Saturday, April 4, 2015

Artsy Fartsy...

So right before we left on vacation my Facebook feed blew up with stories about a college student whose art project was removed from Instagram for violating its terms and services. Because it showed a woman on her period.

It was a picture of a fully clothed woman asleep on her side with a blood leak stain on her pants and on her sheets. Instagram said, "NOPE! NOPE! NOPE!" Then when the backlash started said, "Oh wait, sorry, that was a mistake here have it back."

It was interesting to read the articles. It was interesting to get the take from the artist as to what she was trying to portray and accomplish with her pieces. I'll link one of them here in case you missed the conversation and are lost. But what was more interesting to me were two things, first my reaction to the first picture, and the wider stance of what art is and then the comments I read about the pictures and the wider stance of what that means to me.

When I first saw the picture my initial reaction was sadness. I didn't read what the artist was trying to convey, I didn't see it as a bigger political statement which was her intention. I saw something that related more to my life than hers. I saw a woman curled on her side in bed whose period had started. It struck me as a woman who hadn't wanted her period. Who maybe had thought she was pregnant, or had been pregnant. It was the body posture of her, with her back to the camera. The curl in on herself. The unexpected bleeding. To me it was a moment of sadness, of loss. A lot of us have been there. Then I read what the artist was doing and it didn't fit my perception of her picture.

Which is what happens with art all of the time. As the creator you have a vision. You have a message that you are trying to get out there but once it's released it becomes part of something else. I see it happen with stories I have written. When I leave the message a little more vague there are times when people who read it take away something completely different than what I intended. It's interesting sometimes how different it is.

I remember fighting with my Honors English teacher junior year in high school about a poem. She wanted me to see that it CLEARLY was about parental abuse and I didn't see it that way at all. I could see how she did, but I didn't. And my point was that even if the author meant it that way, that was his life experience, not mine, with my life experience it meant something else and once the poem was out in the wild it became its own thing. The artist only had control of it up until the point that he published it. Art is supposed to make you feel, but doesn't have to make you feel what everyone else does. She did not agree and I did not get a good grade on that paper.

But I also never changed my mind.

So yes, the photographer was trying to make a political statement with her pieces, and what I got out of it was a grieving mom image. But either way her art moved me.

So then on to the commentary around the pieces. And it boiled down mostly to two camps one camp that was saying "Look, this is a natural part of the human reproductive process and there should be no more shame around it." and the other in the, "GROSS!! THIS IS GROSS!!" camp.

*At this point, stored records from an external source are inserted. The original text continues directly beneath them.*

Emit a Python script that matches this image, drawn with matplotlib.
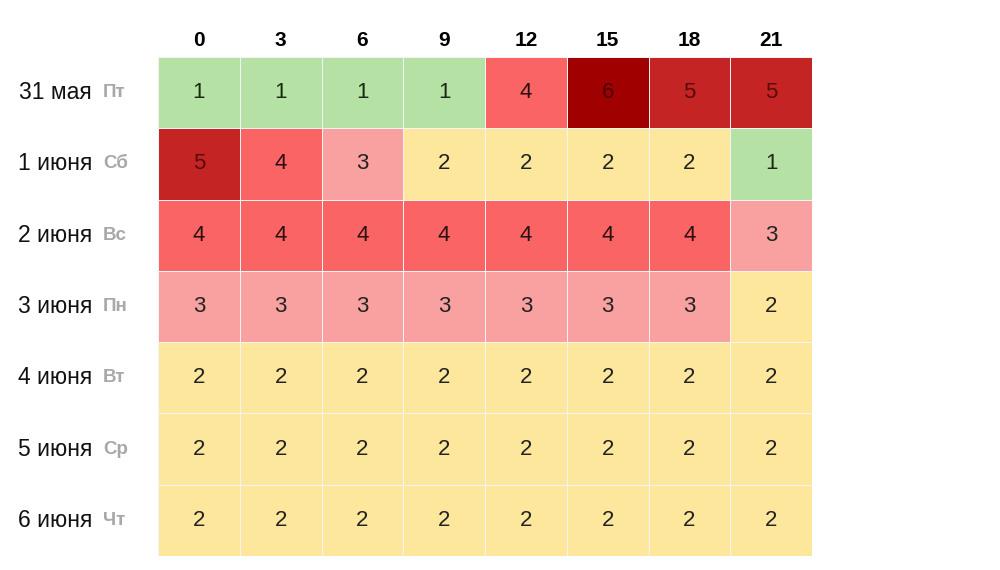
import matplotlib.pyplot as plt
from matplotlib.colors import ListedColormap, BoundaryNorm
import numpy as np

hours = ["0", "3", "6", "9", "12", "15", "18", "21"]
dates = ["31 мая", "1 июня", "2 июня", "3 июня", "4 июня", "5 июня", "6 июня"]
weekdays = ["Пт", "Сб", "Вс", "Пн", "Вт", "Ср", "Чт"]
values = [
    [1, 1, 1, 1, 4, 6, 5, 5],
    [5, 4, 3, 2, 2, 2, 2, 1],
    [4, 4, 4, 4, 4, 4, 4, 3],
    [3, 3, 3, 3, 3, 3, 3, 2],
    [2, 2, 2, 2, 2, 2, 2, 2],
    [2, 2, 2, 2, 2, 2, 2, 2],
    [2, 2, 2, 2, 2, 2, 2, 2],
]

plt.rcParams["font.family"] = ["Liberation Sans", "DejaVu Sans"]

cell_colors = ["#b5e2a4", "#fce79c", "#f9a0a0", "#fb6464", "#c42424", "#a00000"]
text_colors = {1: "#1a2a14", 2: "#222222", 3: "#222222", 4: "#2a1010",
               5: "#5a0a0a", 6: "#4a0000"}

data = np.array(values)
cmap = ListedColormap(cell_colors)
norm = BoundaryNorm(np.arange(0.5, 7.5, 1), cmap.N)

fig = plt.figure(figsize=(10, 5.7), dpi=100)
ax = fig.add_axes([0.158, 0.0246, 0.654, 0.8754])
ax.pcolormesh(data, cmap=cmap, norm=norm, edgecolors="#f4f4f4", linewidth=0.5)
ax.set_xlim(0, len(hours))
ax.set_ylim(len(dates), 0)
ax.set_xticks([])
ax.set_yticks([])
for s in ax.spines.values():
    s.set_visible(False)

for i in range(len(dates)):
    for j in range(len(hours)):
        v = data[i, j]
        ax.text(j + 0.5, i + 0.5, str(v), ha="center", va="center",
                fontsize=16, color=text_colors[v])

for j, h in enumerate(hours):
    ax.text(j + 0.5, -0.23, h, ha="center", va="center", fontsize=15,
            fontweight="bold", color="black")

for i, (d, w) in enumerate(zip(dates, weekdays)):
    ax.annotate(d, xy=(0, i + 0.5), xycoords=("axes fraction", "data"),
                xytext=(-66, 0), textcoords="offset pixels",
                ha="right", va="center", fontsize=16.5, color="#111111")
    ax.annotate(w, xy=(0, i + 0.5), xycoords=("axes fraction", "data"),
                xytext=(-55, 0), textcoords="offset pixels",
                ha="left", va="center", fontsize=13.5, fontweight="bold",
                color="#a8a8a8")

fig.savefig("out.png", dpi=100)
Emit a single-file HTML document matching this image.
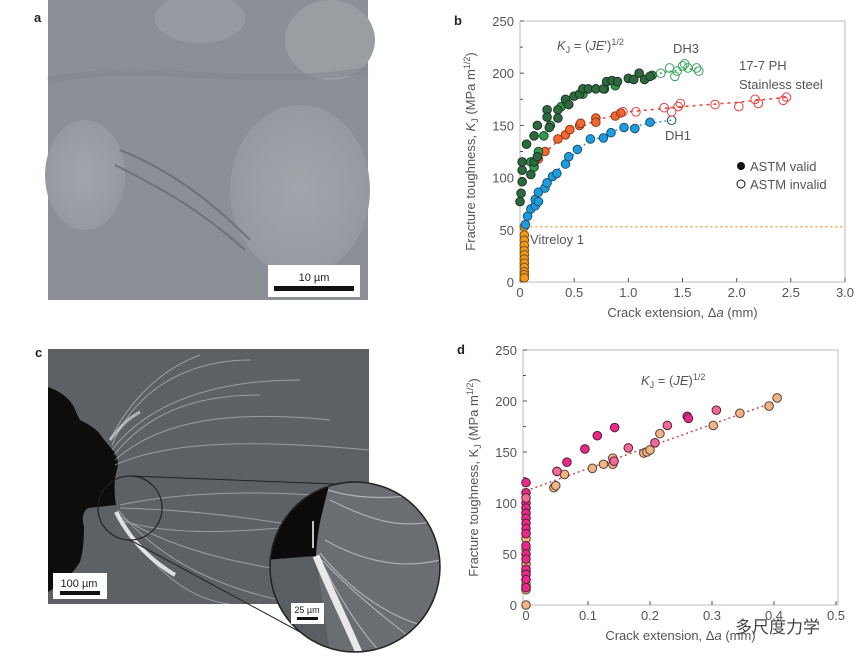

The level of vitriol that started slinging back and forth between these two was amazing. Now I will give you that blood is a hard thing for a lot of people to look at and the other pictures in her series were more focused on the blood. But the reality is that for most women for a large chunk of their lives this is the reality. We bleed. I've written about it before. It's not a fun few days. It can be painful. It can wipe you out. But it also is natural and normal and shouldn't make you feel shame.

You know the shame. The shame that makes you hide your pads when company comes over, even though right by the toilet is the most convenient place for them to be. The shame where you palm the tampon on the way to the bathroom because god forbid anyone know you are menstruating right now. The utter humiliation if you bleed through and have a stain on a sheet or on your clothes. We are taught at a young age not to discuss our periods, not to mention them, not to even give a hint as to what is happening. White pants and BLUE liquid in the commercials. Ugh.

And I saw this shame reinforced through the comments. People were insulted that she showed her blood. Like it was a personal affront to them. The men and women that were horrified that she dare show that side of her. Though if she had taken a picture showing her boobs they would have been fine. Naked is cool, clothed with a period stain? Not so much. Sex is great, reproduction is shameful.

What?

How does that even make sense? But it's true.

Walking in to a store to buy pads is torture when you are a teenager. Especially if the only check out line has a male cashier. Hell, forget teenager, I know grown women who won't do it. They will fill a cart with other items so they can hide the box under them. Because they are embarrassed. Because society has taught them that it's embarrassing. Religions have reinforce this message throughout time as well. Unclean. And we have kept it up. We teach our daughters to hide and to be embarrassed. We tell them that they shouldn't say that they feel like crap today because their period started but maybe say, "Aunty Flo is here so I need to stay home." To not be able to walk in to a store and buy what you need without a moment of hesitation.

And there is something really wrong with that.

And her art did a great job highlighting that.

I think she deserves an A in that class.